The TevesIII does have two “sort of” independent circuits However, instead of two separate pistons (linked together so the pedal runs both) there is no rear piston to generate rear brake pressure. Instead the power assist or boost pump is used to pump pressure into the rear circuit. And it seems that ONLY happens when pressure is being created in the front circuit.

If all you lose is the electric pump, which means no rear brake pressure, and your front brake system is intact, you can stop with front brakes only. It will be difficult, because it’s front brakes only, AND you have no boost.

If you loose a front brake line, or for some other reason you lose front brake pressure, no front brakes. Since no front brake pressure, the pump doesn’t come on, so no rear brakes either.

Here is a typical dual-piston mastery cylinder:
image

You can imagine that the pistons are hypodermic plungers and are squeezing fluid into the brake lines. One line is front brakes, one is rear. You can see how the reservoirs re-fill the “hypodermic” as needed when the pistons retract.

If you look at the TevesIII drawings you’ll see that the rear piston is called the “boost” piston. It’s job is to push on the front piston.
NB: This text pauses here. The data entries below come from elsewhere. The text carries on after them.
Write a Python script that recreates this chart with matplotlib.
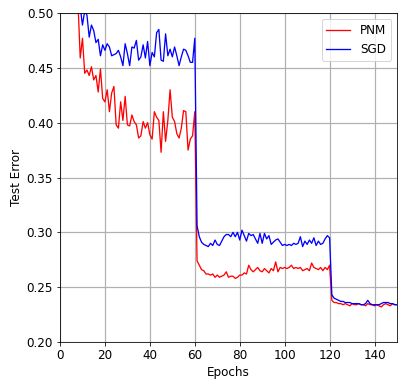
import numpy as np
import matplotlib
matplotlib.use("Agg")
import matplotlib.pyplot as plt

# test error per epoch
pnm_err = [
    0.900, 0.750, 0.660, 0.610, 0.570, 0.550, 0.530, 0.510, 0.459, 0.477,
    0.445, 0.448, 0.443, 0.451, 0.439, 0.443, 0.428, 0.449, 0.422, 0.419,
    0.430, 0.410, 0.427, 0.433, 0.398, 0.395, 0.419, 0.402, 0.424, 0.398,
    0.397, 0.407, 0.401, 0.398, 0.386, 0.388, 0.401, 0.395, 0.400, 0.389,
    0.385, 0.410, 0.405, 0.402, 0.373, 0.410, 0.383, 0.402, 0.430, 0.405,
    0.401, 0.390, 0.386, 0.395, 0.411, 0.410, 0.375, 0.385, 0.388, 0.410,
    0.274, 0.270, 0.266, 0.265, 0.262, 0.262, 0.261, 0.262, 0.259, 0.261,
    0.259, 0.260, 0.261, 0.264, 0.259, 0.260, 0.260, 0.258, 0.259, 0.261,
    0.261, 0.263, 0.262, 0.270, 0.266, 0.264, 0.266, 0.268, 0.265, 0.264,
    0.267, 0.265, 0.263, 0.267, 0.265, 0.273, 0.264, 0.268, 0.267, 0.268,
    0.267, 0.268, 0.270, 0.267, 0.268, 0.267, 0.268, 0.265, 0.266, 0.267,
    0.265, 0.272, 0.268, 0.267, 0.266, 0.268, 0.265, 0.268, 0.266, 0.270,
    0.238, 0.236, 0.236, 0.235, 0.235, 0.234, 0.235, 0.234, 0.233, 0.235,
    0.234, 0.234, 0.235, 0.234, 0.234, 0.233, 0.235, 0.234, 0.234, 0.233,
    0.234, 0.233, 0.232, 0.234, 0.235, 0.234, 0.233, 0.235, 0.234, 0.234,
]

sgd_err = [
    0.850, 0.720, 0.640, 0.590, 0.560, 0.540, 0.525, 0.515, 0.505, 0.489,
    0.502, 0.498, 0.478, 0.489, 0.484, 0.473, 0.476, 0.461, 0.471, 0.466,
    0.472, 0.469, 0.461, 0.462, 0.463, 0.466, 0.460, 0.452, 0.472, 0.463,
    0.452, 0.469, 0.468, 0.475, 0.457, 0.460, 0.471, 0.459, 0.474, 0.452,
    0.464, 0.460, 0.482, 0.485, 0.457, 0.456, 0.481, 0.461, 0.467, 0.460,
    0.469, 0.461, 0.452, 0.460, 0.467, 0.466, 0.461, 0.455, 0.455, 0.477,
    0.306, 0.296, 0.291, 0.289, 0.288, 0.287, 0.290, 0.288, 0.293, 0.289,
    0.288, 0.292, 0.296, 0.298, 0.298, 0.296, 0.300, 0.296, 0.300, 0.293,
    0.302, 0.297, 0.292, 0.299, 0.297, 0.298, 0.294, 0.290, 0.299, 0.290,
    0.299, 0.294, 0.297, 0.289, 0.291, 0.293, 0.294, 0.291, 0.288, 0.289,
    0.288, 0.289, 0.288, 0.290, 0.289, 0.290, 0.296, 0.287, 0.292, 0.289,
    0.293, 0.290, 0.295, 0.288, 0.292, 0.289, 0.290, 0.294, 0.297, 0.295,
    0.243, 0.240, 0.239, 0.238, 0.237, 0.237, 0.236, 0.236, 0.236, 0.235,
    0.235, 0.235, 0.235, 0.234, 0.234, 0.235, 0.238, 0.235, 0.234, 0.234,
    0.234, 0.234, 0.235, 0.236, 0.236, 0.236, 0.235, 0.235, 0.234, 0.234,
]

epochs = np.arange(1, len(pnm_err) + 1)

plt.rcParams["font.size"] = 12

fig = plt.figure(figsize=(407 / 72, 388 / 72), dpi=72)
ax = fig.add_axes([60 / 407, 1 - 342 / 388, 337 / 407, 329 / 388])

ax.plot(epochs, pnm_err, color="red", linewidth=1.3, label="PNM")
ax.plot(epochs, sgd_err, color="blue", linewidth=1.3, label="SGD")

ax.set_xlim(0, 150)
ax.set_ylim(0.2, 0.5)
ax.set_xticks(range(0, 160, 20))
ax.set_yticks(np.arange(0.20, 0.501, 0.05))
ax.set_xlabel("Epochs")
ax.set_ylabel("Test Error")
ax.grid(True, color="#b0b0b0", linewidth=1.2)
ax.legend(loc="upper right")

plt.savefig("out.png", dpi=72)
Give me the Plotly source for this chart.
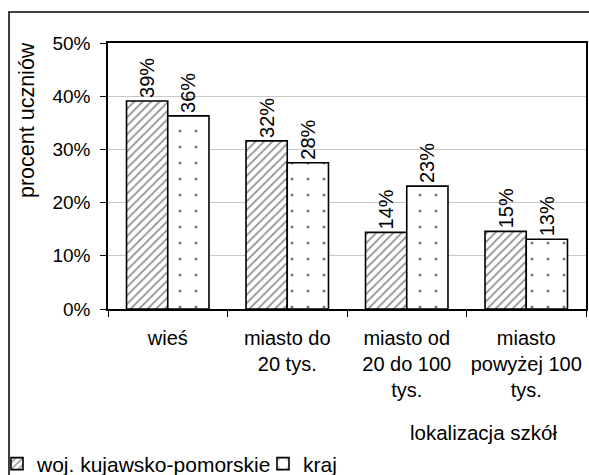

The reach chamber is pressurized by the pump, that pushes on the boost piston which pushes on the front piston, now you have power brakes. At the same time some of the boost pressure is routed out the bottom to the rear brakes. There is no piston squeezing fluid to the rear brakes. No pump and no boost pressure you can still push the front piston with the pedal, but it will be hard because the boost piston is not helping. And you’ll have no rear brakes.

Having said all that I am still not quite clear on what condition exactly switches on the pump. In the drawings it looks like the Combined Control Switch, which controls the pump, is independent of the front part of the system.

Regards
Bob

There are two circuits, but unfortunately they are not independent. The rear one will only function if the front circuit works. If NHTSA had figured out how it functioned, it’s a certainty it would have been banned in the US. Meanwhile Teves moved on to their Mk IV which doesn’t have the problem, actually has two independent brake circuits.